Emblema di questo sonno della ragione è più di tutte la diaspora fratricida che da settimane insanguina la Striscia di Gaza. Sordo ad ogni appello conciliatore, Hamas e i suoi leader – da Ismail Haniyeh all’esule in Siria Khaled Meshaal – hanno divaricato all’estremo il solco che li separa dall’altra anima palestinese, quella di Fatah e di Abu Mazen. Né il governo di unità nazionale guidato dal 15 febbraio scorso da Haniyeh e faticosamente allestito grazie alla mediazione saudita sembra in grado di voler davvero porre fine a questa spirale di violenza: in gioco c’è la supremazia, la conquista del potere assoluto all’interno del mondo palestinese, dove – come si può vedere – non sembra esserci posto per entrambi. Tanto che i più avveduti fra gli osservatori internazionali già prefigurano una assai prossima spartizione dei Territori in due entità separate politicamente e culturalmente, Hamastan (nella Striscia di Gaza) e Fatahstan (in Cisgiordania), la prima con un vicer pragmatico ma eterodiretto come Haniyeh, la seconda con un anziano politico come Abu Mazen, ridotto più o meno a fare il sindaco di Ramallah.

Peggio di così non era possibile immaginare. Eppure a ben guardare i segnali c’erano, e abbondanti: dall’incendio divampato nei campi profughi in Libano ad opera di ali radicali e fondamentaliste in aperto contrasto con la corrente maggioritaria di Fatah, al mai cessato stillicidio dei rudimentali razzi che bersagliano senza tregua gli insediamenti israeliani vicino alla Striscia. Né si può chiudere gli occhi di fronte ai grandi manovratori che stanno dietro ad Hamas, Teheran e Damasco, i cui inviti alla conciliazione e al cessate il fuoco hanno lo sgradevole sapore di una mortificante presa in giro.

Così, nello scontro tribale che non risparmia neppure i pacifisti e i volontari della Croce rossa, il quarantaquattrenne Haniyeh ha dissipato la grande vittoria elettorale che Hamas aveva conseguito su Fatah, seppellendo una dirigenza palestinese legata agli schemi di Yasser Arafat e viziata dall’inefficienza e dalla corruzione. Il tutto, frutto di un calcolo, quello già sperimentato in Libano con Hezbollah, che alla stabilità e al gioco democratico contrappone il caos politico e l’insicurezza. Il gioco, per ora, sembra riuscire.
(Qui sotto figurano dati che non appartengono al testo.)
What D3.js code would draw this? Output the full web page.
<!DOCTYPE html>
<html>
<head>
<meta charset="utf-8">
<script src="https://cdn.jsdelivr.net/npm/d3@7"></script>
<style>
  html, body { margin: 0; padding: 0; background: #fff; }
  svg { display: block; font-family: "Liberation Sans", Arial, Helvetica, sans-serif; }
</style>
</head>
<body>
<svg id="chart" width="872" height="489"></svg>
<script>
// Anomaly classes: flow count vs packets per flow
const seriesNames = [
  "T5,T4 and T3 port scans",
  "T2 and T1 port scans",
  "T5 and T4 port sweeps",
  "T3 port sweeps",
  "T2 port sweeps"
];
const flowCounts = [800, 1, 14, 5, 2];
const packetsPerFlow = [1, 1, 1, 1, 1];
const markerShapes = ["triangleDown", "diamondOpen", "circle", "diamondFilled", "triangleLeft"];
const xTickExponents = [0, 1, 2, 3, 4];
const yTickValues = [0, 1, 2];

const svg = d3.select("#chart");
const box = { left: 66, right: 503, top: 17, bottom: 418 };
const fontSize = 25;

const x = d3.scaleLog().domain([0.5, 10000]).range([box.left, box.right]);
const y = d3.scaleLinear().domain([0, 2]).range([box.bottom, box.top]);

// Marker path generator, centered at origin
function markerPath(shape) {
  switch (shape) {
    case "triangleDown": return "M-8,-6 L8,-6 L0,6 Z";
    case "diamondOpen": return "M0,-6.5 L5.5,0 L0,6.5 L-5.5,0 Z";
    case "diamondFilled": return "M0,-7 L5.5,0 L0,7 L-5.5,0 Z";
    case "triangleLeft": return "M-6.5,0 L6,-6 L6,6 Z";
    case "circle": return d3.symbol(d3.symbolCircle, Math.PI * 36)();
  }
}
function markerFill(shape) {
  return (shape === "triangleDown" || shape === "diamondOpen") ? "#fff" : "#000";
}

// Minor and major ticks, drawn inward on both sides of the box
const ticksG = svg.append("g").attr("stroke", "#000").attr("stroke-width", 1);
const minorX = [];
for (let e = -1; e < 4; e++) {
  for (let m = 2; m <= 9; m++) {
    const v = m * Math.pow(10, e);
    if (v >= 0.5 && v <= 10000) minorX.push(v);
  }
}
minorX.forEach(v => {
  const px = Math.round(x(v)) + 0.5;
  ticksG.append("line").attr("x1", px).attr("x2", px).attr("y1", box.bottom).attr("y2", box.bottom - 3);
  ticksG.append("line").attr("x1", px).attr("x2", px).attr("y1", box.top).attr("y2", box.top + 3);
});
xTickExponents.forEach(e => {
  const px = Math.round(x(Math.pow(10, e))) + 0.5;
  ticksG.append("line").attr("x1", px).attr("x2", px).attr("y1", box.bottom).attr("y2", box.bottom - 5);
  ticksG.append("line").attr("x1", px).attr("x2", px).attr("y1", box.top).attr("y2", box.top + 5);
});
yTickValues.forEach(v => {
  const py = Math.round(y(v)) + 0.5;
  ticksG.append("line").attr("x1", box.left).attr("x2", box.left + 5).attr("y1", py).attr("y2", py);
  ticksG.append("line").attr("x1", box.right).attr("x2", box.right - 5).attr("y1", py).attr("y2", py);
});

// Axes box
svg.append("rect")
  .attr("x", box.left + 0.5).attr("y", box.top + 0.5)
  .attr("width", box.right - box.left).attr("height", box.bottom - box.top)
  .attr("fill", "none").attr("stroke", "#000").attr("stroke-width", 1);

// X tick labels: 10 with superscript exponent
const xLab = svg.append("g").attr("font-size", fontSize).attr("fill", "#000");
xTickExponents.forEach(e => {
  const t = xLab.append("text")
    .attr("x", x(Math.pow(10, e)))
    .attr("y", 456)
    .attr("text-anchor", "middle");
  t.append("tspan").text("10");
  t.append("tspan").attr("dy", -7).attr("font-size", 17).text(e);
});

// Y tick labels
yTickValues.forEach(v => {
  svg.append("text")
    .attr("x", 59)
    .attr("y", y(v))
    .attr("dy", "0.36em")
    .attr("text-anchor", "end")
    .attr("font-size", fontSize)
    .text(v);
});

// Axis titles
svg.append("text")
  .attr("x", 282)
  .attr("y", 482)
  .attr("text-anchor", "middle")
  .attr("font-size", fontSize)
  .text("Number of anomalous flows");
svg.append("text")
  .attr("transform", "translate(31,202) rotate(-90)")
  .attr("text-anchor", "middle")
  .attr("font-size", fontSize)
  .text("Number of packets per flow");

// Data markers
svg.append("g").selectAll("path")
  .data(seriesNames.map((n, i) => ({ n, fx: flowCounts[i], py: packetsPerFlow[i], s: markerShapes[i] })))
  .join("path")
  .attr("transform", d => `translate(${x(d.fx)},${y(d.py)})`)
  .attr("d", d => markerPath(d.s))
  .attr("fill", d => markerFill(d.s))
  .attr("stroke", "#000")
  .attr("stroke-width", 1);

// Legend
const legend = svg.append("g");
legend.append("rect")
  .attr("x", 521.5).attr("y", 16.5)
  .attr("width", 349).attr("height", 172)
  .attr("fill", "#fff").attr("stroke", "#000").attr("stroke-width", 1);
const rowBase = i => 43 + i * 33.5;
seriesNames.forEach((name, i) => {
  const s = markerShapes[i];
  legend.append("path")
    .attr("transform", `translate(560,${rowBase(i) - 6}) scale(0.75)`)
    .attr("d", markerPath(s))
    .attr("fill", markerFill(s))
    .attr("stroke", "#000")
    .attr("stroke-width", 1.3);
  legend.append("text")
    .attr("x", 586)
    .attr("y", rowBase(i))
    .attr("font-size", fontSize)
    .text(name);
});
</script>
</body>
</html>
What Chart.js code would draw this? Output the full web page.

Ma, come abbiamo detto all’inizio, la vittima vera è la credibilità palestinese. Chi potrà fidarsi domani di Hamas? L’Europa, che ha finora tenuto in piedi le finanze palestinesi con una generosità di cassa pari soltanto alla propria impotenza? Oppure l’Onu, cui si guarda con la timorata speranza che invii – magari in concorso con l’Europa stessa – l’ennesima forza di interposizione per impedire che i palestinesi si ammazzino fra loro?

Occorrerà forse una generazione intera perché i palestinesi possano ripresentarsi a un tavolo di negoziato per gettare le basi di uno Stato indipendente e sovrano con un volto nuovo e soprattutto persuasivo. Quelli di Abu Mazen e di Hamas certo non lo sono. Qualcuno già rimpiange Arafat. Regalo migliore a Israele, dicono in molti, non si sarebbe potuto fare. Ma il peggio, con tutta probabilità, deve ancora venire.